7 min read

Tech World-Leader Lands at NASA

Damian Fozard’s world-leading tech company has been delivered to clients as prestigious as NASA, so it’s incredible to think it began by chance.

CoreAVI works with processor manufacturers and designers such as Intel, AMD, and ARM, to ensure their high- performance graphics and computational processors are safe to use in transport systems such as airplanes and the most high-tech cars.

Damian explains: “I was approached by two friends who had a business opportunity but needed funding and business infrastructure. I agreed to both finance and take on the business operations, and for the first two years it was a side-line business.

As the business opportunity continued to grow, it required more investment and became a full-time concern. I parted with the original partners and took on the challenge of growing the business, which at that time was only myself and one part-time employee.”

Tech has been a life-long interest for Damian, who studied Computer Science at the University of Wolverhampton but whose curiosity for the area began much earlier.

Damian says: “I had been interested in computers from the age of 11, which in the early 1980s was unusual. Thanks to a family friend who had worked as a mathematician for NASA, I got introduced to BASIC programming on a Commodore Pet. I then wrote games for the early home computers, having my first game published when I was 14.

My time and programme at Wolverhampton did not influence my path, but it did prepare me well for my career in technology. Today, I still remember and apply the lessons that I learned.

In the last five years, CoreAVI has created two industry standards, getting companies such as ARM, Intel, Boeing and Nvidia to work with them in Khronos, the Open Standards Organisation. Damian says that working with such talented engineers and management ensures that CoreAVI has a constant drive and energy to take its technology to the next level.

Damian continues: “If you imagine an application that must process a lot of data quickly and where there are life or death consequences to the system failing, that is where you will find the company’s technology. When you board a modern aircraft and see the computer screen on the flight deck, the technology behind the screens contains CoreAVI’s technology.

“Our technology is found in over 100 types of aircraft and more recently in cars as they become more sophisticated.”
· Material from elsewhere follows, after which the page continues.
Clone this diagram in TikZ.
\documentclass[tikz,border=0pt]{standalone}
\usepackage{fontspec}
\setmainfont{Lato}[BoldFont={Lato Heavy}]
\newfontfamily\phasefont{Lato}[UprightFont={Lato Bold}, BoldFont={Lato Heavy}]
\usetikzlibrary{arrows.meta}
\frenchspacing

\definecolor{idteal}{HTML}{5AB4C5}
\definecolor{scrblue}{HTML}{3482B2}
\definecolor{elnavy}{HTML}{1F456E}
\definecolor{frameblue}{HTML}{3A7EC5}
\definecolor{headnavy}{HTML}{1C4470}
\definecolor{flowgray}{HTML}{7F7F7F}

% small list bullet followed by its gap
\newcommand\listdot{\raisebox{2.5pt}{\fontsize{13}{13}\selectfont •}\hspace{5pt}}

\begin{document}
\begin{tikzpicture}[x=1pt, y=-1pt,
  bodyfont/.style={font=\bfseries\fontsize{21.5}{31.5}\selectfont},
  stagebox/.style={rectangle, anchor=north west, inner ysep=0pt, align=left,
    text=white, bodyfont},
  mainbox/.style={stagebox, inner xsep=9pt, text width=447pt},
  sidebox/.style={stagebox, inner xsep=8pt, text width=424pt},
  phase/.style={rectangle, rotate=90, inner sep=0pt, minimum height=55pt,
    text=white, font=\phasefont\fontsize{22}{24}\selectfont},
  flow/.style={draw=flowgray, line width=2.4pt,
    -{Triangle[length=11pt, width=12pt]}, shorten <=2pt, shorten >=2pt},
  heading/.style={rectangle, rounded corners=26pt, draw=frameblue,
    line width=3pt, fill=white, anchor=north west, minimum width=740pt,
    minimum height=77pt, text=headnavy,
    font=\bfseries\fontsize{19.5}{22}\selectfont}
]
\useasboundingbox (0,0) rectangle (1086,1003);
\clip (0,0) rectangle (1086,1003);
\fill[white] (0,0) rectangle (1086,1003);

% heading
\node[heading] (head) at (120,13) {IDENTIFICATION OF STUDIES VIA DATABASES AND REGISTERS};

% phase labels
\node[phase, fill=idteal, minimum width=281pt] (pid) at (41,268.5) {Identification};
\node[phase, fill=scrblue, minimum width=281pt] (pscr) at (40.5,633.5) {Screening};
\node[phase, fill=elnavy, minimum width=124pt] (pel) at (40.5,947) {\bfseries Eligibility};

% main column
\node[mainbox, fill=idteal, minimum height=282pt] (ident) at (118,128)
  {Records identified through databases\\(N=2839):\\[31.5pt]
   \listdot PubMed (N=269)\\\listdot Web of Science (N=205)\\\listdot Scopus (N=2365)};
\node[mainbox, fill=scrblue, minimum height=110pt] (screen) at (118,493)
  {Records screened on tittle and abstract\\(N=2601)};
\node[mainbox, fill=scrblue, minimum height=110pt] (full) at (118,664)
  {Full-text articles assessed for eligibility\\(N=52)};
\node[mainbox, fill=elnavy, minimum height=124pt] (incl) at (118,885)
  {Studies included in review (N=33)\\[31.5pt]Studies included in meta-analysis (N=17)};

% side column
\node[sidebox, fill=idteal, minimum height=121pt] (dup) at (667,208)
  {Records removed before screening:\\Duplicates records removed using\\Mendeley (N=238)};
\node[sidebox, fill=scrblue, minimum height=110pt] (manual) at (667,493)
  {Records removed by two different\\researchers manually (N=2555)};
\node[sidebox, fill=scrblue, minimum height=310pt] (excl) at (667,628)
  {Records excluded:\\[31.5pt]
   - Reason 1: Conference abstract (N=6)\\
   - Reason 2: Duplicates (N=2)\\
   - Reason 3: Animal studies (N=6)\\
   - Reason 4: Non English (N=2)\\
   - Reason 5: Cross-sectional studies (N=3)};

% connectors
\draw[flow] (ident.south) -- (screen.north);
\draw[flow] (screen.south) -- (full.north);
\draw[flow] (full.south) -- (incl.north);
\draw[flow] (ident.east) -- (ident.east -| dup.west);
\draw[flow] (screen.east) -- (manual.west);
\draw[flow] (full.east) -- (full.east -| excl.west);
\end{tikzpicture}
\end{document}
It’s what Damian calls the “tricky, interesting questions” that keep him engaged with his company and career, as well as ensuring that his products stand at the cutting-edge of their field in technology. The team faces problems to overcome in every project, ensuring that they continually push themselves and their technology to reach beyond the current boundaries of performance and innovation.

Damian says: “We face these challenges on nearly every project, and it is fascinating hearing the visions and ideas of the talented engineering teams we work with.
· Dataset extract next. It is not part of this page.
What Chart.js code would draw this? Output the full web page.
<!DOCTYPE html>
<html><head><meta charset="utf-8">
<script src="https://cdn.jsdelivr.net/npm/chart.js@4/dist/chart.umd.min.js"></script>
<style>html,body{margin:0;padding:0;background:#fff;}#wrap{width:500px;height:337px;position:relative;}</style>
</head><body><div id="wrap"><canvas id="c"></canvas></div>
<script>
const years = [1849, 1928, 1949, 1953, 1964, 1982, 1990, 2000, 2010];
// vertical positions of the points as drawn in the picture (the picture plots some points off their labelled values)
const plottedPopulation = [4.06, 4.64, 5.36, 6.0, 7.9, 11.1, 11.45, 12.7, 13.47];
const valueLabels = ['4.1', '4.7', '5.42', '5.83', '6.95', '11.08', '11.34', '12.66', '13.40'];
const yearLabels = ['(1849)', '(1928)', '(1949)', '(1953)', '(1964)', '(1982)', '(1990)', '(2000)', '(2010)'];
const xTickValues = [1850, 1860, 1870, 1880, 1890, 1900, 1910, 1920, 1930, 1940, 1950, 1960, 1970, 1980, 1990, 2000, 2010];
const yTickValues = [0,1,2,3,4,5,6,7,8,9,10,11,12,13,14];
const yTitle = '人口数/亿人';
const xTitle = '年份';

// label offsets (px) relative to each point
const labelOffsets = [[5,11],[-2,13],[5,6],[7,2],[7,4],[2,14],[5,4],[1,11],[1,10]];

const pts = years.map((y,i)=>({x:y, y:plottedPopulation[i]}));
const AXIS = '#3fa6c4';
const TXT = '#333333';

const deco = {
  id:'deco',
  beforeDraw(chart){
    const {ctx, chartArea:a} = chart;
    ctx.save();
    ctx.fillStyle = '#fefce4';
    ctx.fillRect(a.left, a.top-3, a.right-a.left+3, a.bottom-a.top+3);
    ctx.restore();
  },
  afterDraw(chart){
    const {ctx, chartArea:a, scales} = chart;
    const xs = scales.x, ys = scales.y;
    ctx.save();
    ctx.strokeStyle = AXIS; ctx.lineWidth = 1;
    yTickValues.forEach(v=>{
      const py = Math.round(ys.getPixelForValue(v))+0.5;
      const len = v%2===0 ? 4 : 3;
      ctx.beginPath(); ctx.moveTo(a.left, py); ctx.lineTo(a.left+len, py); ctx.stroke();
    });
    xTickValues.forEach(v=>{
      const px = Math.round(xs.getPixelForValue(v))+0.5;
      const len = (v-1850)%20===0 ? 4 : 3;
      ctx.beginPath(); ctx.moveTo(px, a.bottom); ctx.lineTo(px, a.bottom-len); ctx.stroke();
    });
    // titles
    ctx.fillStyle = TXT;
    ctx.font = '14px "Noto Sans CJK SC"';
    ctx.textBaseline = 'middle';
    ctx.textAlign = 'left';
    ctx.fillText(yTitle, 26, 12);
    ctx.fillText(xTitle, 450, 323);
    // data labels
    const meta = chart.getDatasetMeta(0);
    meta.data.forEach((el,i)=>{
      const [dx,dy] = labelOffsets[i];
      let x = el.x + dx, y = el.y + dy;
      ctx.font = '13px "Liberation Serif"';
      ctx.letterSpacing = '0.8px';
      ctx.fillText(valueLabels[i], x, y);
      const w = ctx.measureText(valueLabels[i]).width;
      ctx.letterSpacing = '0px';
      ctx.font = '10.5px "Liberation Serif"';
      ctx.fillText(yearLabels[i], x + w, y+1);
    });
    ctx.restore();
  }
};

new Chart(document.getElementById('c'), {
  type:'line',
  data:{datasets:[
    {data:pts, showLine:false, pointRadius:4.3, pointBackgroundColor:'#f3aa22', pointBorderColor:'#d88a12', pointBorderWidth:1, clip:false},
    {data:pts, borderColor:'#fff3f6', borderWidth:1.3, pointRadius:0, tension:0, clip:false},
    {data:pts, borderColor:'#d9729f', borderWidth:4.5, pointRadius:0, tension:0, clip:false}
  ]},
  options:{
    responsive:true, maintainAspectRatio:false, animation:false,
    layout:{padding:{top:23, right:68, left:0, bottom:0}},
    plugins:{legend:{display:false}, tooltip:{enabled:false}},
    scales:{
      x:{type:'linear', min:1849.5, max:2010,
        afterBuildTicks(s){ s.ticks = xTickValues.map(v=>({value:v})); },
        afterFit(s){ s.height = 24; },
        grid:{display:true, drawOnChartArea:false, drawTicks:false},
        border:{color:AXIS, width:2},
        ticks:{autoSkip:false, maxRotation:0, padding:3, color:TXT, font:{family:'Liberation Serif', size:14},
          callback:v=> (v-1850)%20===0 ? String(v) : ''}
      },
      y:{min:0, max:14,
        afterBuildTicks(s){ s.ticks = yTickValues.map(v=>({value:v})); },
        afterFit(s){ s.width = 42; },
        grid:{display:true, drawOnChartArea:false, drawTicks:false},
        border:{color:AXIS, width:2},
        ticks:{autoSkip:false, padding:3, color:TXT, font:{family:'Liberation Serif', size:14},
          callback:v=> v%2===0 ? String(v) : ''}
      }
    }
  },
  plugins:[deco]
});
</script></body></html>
“For example, since 2006 we have been a supplier to the F35 project, the USA’s most sophisticated fighter jet. That project is constantly pushing the boundaries of aircraft capabilities, and that advancement eventually feeds into the systems and software that we supply. We are continually being challenged to raise the bar.”

We are continually being challenged to raise the bar.

CoreAVI is currently working on artificial intelligence and designing technology to boost progress in the field of autonomous transport, including self-driving cars and even pilotless planes. In spite of the company’s past and current successes, Damian wants to keep reaching for the stars – almost literally.

He says: “Everyone at my company knows that my ambition is to have CoreAVI technology on the moon. So, we are hoping to have some technology on the Artemis mission to the moon in 2024.”

The company’s current NASA project is an experimental aircraft called the X59 Low Boom, of which only three will be built. The cockpit has a unique design which has no windows, so it is CoreAVI’s Vulkan SC technology that will help build the aircraft’s external vision system. These planes will pave the way for a new generation of supersonic commercial aircrafts, and it will be CoreAVI’s tech that creates a virtual cockpit display using cameras, external sensors, weather data, radar, and high-definition terrain maps.

CoreAVI works on multiple projects at a time, but Damian says that there is a common, increasing need for work on automated systems and human augmentation technologies. These futuristic-sounding projects are only the start of what will eventually become contemporary technology, and CoreAVI is part of the Autonomous Consortium which is a collaborative effort between industries to develop best practices for self-driving vehicles.

Damian says: “It is exciting that we are only scratching the surface of what is and will become possible with these technologies. In future we will increasingly see autonomous technologies doing more in our homes, factories, and transportation systems. Also, if we are to meet goals to reduce energy consumption, we will need much more connected and automated infrastructures.” Damian has made it a CoreAVI goal to continue one practice that his time at the University of Wolverhampton taught him: the value of gaining real-world experience while studying.

It is exciting that we are only scratching the surface of what is and will become possible with these technologies.

He adds: “My company works with several local universities, and we have a co-op programme giving experience to students across a range of different disciplines. We have also hired many of our co-op students after they graduate.

“Reflecting on my own experience and seeing the co-op students who join us reminds me that the purpose of university education is preparation for what is to come next. That was something I felt I got in abundance at Wolverhampton.”